At a time in the year when people are fighting tooth and nail to earn a roster spot and ultimately some regular season playing time, Washington did himself a world of good with this performance.
Raiders – Three Performances of Note
In all honesty, it says far more about Matt Flynn’s performance than it does Pryor’s that the Raiders’ QB job has now become a competition that he may well be losing. Flynn hasn’t impressed in black and silver, and we may now all be seeing why his former position coach Joe Philbin never looked too keen on bringing him along to Miami despite no viable quarterback there at the time. Flynn has played badly enough to open the door, and in this game at least, Pryor jammed his foot into that opening.

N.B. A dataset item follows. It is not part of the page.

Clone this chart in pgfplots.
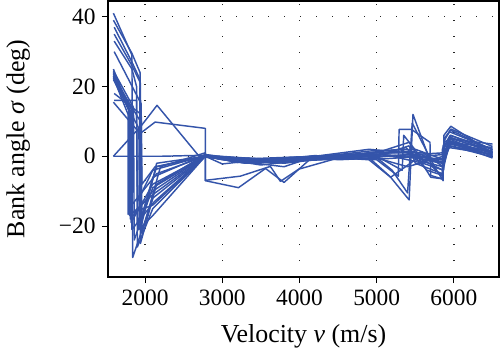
\documentclass[border=0pt]{standalone}
\usepackage{fontspec}
\setmainfont{Liberation Serif}
\usepackage{pgfplots}
\pgfplotsset{compat=1.18}
\definecolor{traj}{RGB}{52,84,170}
\tikzset{tr/.style={color=traj, solid, mark=none, line width=1.45bp, line join=round}}
\begin{document}
\begin{tikzpicture}
\begin{axis}[
  scale only axis,
  width=391bp, height=276bp,
  xmin=1520, xmax=6584,
  ymin=-34.6, ymax=44.5,
  xtick={2000,3000,4000,5000,6000},
  ytick={-20,0,20,40},
  yticklabels={−20,0,20,40},
  /pgf/number format/assume math mode=true,
  /pgf/number format/1000 sep={},
  tick pos=left,
  tick align=outside,
  major tick length=6bp,
  tick style={black, line width=1.1bp},
  axis line style={line width=1.2bp},
  grid=major,
  major grid style={black!85, line width=1.35bp, dash pattern=on 1.35bp off 14.65bp},
  tick label style={font=\fontsize{23.5}{26}\selectfont},
  xticklabel style={yshift=-3bp},
  yticklabel style={xshift=-3bp},
  label style={font=\fontsize{26}{30}\selectfont},
  xlabel={Velocity \textit{v} (m/s)},
  ylabel={Bank angle \textit{σ} (deg)},
  xlabel style={at={(axis description cs:0.5,-0.215)}, anchor=center},
  ylabel style={at={(axis description cs:-0.23,0.5)}, anchor=center},
]
% T1
\addplot[tr] coordinates {(6500,3.5) (5950,5) (5870,4) (5860,-6) (5720,-3) (5470,12) (5420,-12.5) (5180,-6) (4900,-1) (4200,0) (3800,-1) (3300,-0.5) (2780,0) (2100,-12) (1840,-29) (1830,29) (1590,41)};
% T2
\addplot[tr] coordinates {(6500,2.5) (5940,4) (5860,3) (5850,-6.5) (5700,-5.5) (5690,4) (5450,7.7) (5290,7.7) (5280,-5.7) (5000,-1) (4600,-0.5) (4200,0) (3600,-1.5) (3000,-0.5) (2780,0.5) (2150,-8) (1940,-25) (1935,24) (1830,29.5) (1590,39)};
% T3
\addplot[tr] coordinates {(6500,1) (5960,8.6) (5870,6) (5860,-7) (5750,-3) (5460,9.5) (5400,-10.5) (5200,-4) (4950,0.5) (4500,0) (4000,-1) (3400,-1.5) (2780,0) (2100,-17) (1920,-21) (1935,22) (1830,27) (1600,37)};
% T4
\addplot[tr] coordinates {(6500,0.5) (5950,3) (5850,-2) (5600,-1) (5350,6) (5330,-4) (5000,0) (4400,-0.5) (3800,-2) (3300,-1) (2780,0.5) (2100,-6) (1950,-18) (1940,21) (1830,26) (1600,35)};
% T5
\addplot[tr] coordinates {(6500,0) (5940,5) (5860,-3) (5600,1) (5000,1) (4200,0) (3600,-1) (2780,0) (2100,-11) (1800,-17) (1800,13) (1590,25)};
% T6
\addplot[tr] coordinates {(6500,-0.5) (5930,4) (5870,-1) (5500,2) (4900,1.5) (4200,-0.3) (3700,-2) (2780,0) (2150,-5) (1790,-15) (1790,14) (1590,24)};
% T7
\addplot[tr] coordinates {(6500,2) (5950,6) (5850,2) (5850,-5) (5500,-2) (5420,3) (5000,0) (4300,-0.5) (3500,-2.5) (2780,0) (2100,-8) (1820,-19) (1810,13) (1590,23.5)};
% T8
\addplot[tr] coordinates {(6500,1.5) (5920,3.5) (5860,0) (5400,-3) (5000,-0.5) (4500,-1) (4180,0) (3800,-7.5) (3560,-3.5) (3210,-9) (2780,-7) (2780,8) (2130,9.8) (1935,6.5) (1590,15.5)};
% T9
\addplot[tr] coordinates {(6500,0.8) (5940,4.5) (5850,-2) (5420,1) (4900,2) (4200,0) (3800,-3) (2700,0) (2155,14.6) (1960,9) (1590,0)};
% T10
\addplot[tr] coordinates {(6500,1.2) (5960,6) (5860,-4) (5300,2) (4880,1) (4500,-0.5) (3990,-3.7) (3753,-7.2) (3623,-2.9) (3234,-5.7) (2780,-6.9) (2780,1) (2200,-3) (1960,-22) (1950,15) (1600,30)};
% T11
\addplot[tr] coordinates {(6500,0.3) (5950,4) (5870,1) (5500,0.5) (5000,0) (4200,-0.2) (3500,-0.8) (2780,0.3) (2200,0) (1590,0)};
% T12
\addplot[tr] coordinates {(6500,-0.2) (5940,3) (5860,-1) (5400,0.5) (4900,-0.5) (4300,-1) (3300,-2) (2780,0) (2130,-3) (1960,-8) (1950,12) (1600,18)};
% T13
\addplot[tr] coordinates {(6500,1) (5950,5.5) (5855,-1) (5450,0) (5000,0.5) (4400,-0.8) (3300,-2) (2780,0) (2100,-14) (1780,-16.6) (1780,12) (1590,22.5)};
% T14
\addplot[tr] coordinates {(6500,2) (5945,7) (5870,5) (5860,-6.5) (5700,-6) (5420,4) (5000,1) (4200,0) (3000,-1) (2780,0) (2150,-3) (1930,-19) (1920,8) (1590,22)};
% T15
\addplot[tr] coordinates {(6500,0.6) (5935,2.5) (5860,-3) (5500,-1) (5182,-6) (4880,0) (4200,-0.3) (3700,-1.5) (2780,0) (2100,-9) (1860,-24) (1850,14) (1590,24.5)};
% T16
\addplot[tr] coordinates {(6500,1.8) (5955,7.5) (5880,5) (5870,-2) (5450,1.5) (4950,0.5) (4200,0) (3400,-1.2) (2780,0.2) (2100,-4) (1900,-13) (1890,16) (1600,16)};
% T17
\addplot[tr] coordinates {(6500,0.9) (5945,4.2) (5860,0.5) (5600,0) (5050,-0.8) (4500,-0.3) (4200,0.2) (3900,-0.6) (3200,-1.8) (2780,0.1) (2100,-10) (1810,-18) (1800,12.5) (1590,23)};
% T18
\addplot[tr] coordinates {(6500,1.4) (5950,5.2) (5865,2) (5865,-4) (5600,-2) (5100,0.5) (4700,0.2) (4200,-0.1) (3600,-0.9) (2780,0) (2120,-13) (1830,-21) (1820,13.5) (1590,24)};
% T19
\addplot[tr] coordinates {(6500,0.2) (5940,3.8) (5860,-1.5) (5300,0) (4900,0.8) (4400,0) (3900,-1.5) (3100,-1.3) (2780,0) (2100,-15) (1900,-26) (1890,20) (1830,25) (1600,33)};
% T20
\addplot[tr] coordinates {(6500,2.8) (5960,7.8) (5875,4.5) (5860,-5.5) (5650,-4) (5380,2.5) (5000,0.3) (4600,-0.8) (4200,0) (3700,-0.5) (3000,-2.2) (2780,0) (2150,-2) (1950,-20) (1940,10) (1590,22.8)};
\end{axis}
\pgfresetboundingbox
\useasboundingbox (-108bp,-84bp) rectangle (392bp,277bp);
\end{tikzpicture}
\end{document}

Flynn finished his day with a -2.2 grade while Pryor, despite an ugly throw early on, completed enough impressive passes and made enough plays with his legs to earn a +2.4 grade. While it’s worth remembering Pryor did this against the second-team defense for Chicago, it’s definitely an upside that the Raiders haven’t seen from Flynn.
Barron Times at LT
Alex Barron is the subject of one of the best lines of pre-draft prospect evaluation I have ever heard. “He’ll play in the league for ten years, but you’ll be mad at him every single day of those years.” Here we are eight years in and he’s still driving coaches mad by looking like a left tackle and playing like a scrub. Barron only actually allowed a single hurry from 17 snaps in pass protection, but he was abused in the run game all day long and coughed up a pair of penalties to make things worse. The Raiders had themselves a fine left tackle in Jared Veldheer, but Alex Barron is a major problem at the position and gives them a real issue going forward.
D.J. Hayden Back
After suffering a tear to his vena cava, one of the main veins within the human body, and nearly dying as a result, D.J. Hayden finally made it all the way back to a football field for Oakland, and saw significant action against Chicago. He started the game and played 40 snaps before being replaced, and Chicago tested him early.
He was thrown at five times and allowed just two catches, though both were significant gains and one came in a strange moment that saw him completely miss his guy at the line. He also notched himself a PD by breaking up a pass to Brandon Marshall. It’s a little to soon to tell much from his performance, but the fact that he was out there at all is great news for him and the Raiders.
- Bears CBs Tim Jennings and Charles Tillman were both on the field for 27 snaps, were targeted a combined two times, and didn’t allow a reception.
- Five of Matt Flynn’s dropbacks were under pressure, and on those plays he had a QB rating of 0.0
- Five of Terrelle Pryor’s dropbacks were under pressure, and on those plays he had a QB rating of 118.8
PFF Game Ball
No player did himself more good than QB Terrelle Pryor, who forced himself into a very real quarterback battle, and in all honesty should have forced the Raiders’ coaches into giving him the job by default after Flynn’s performance.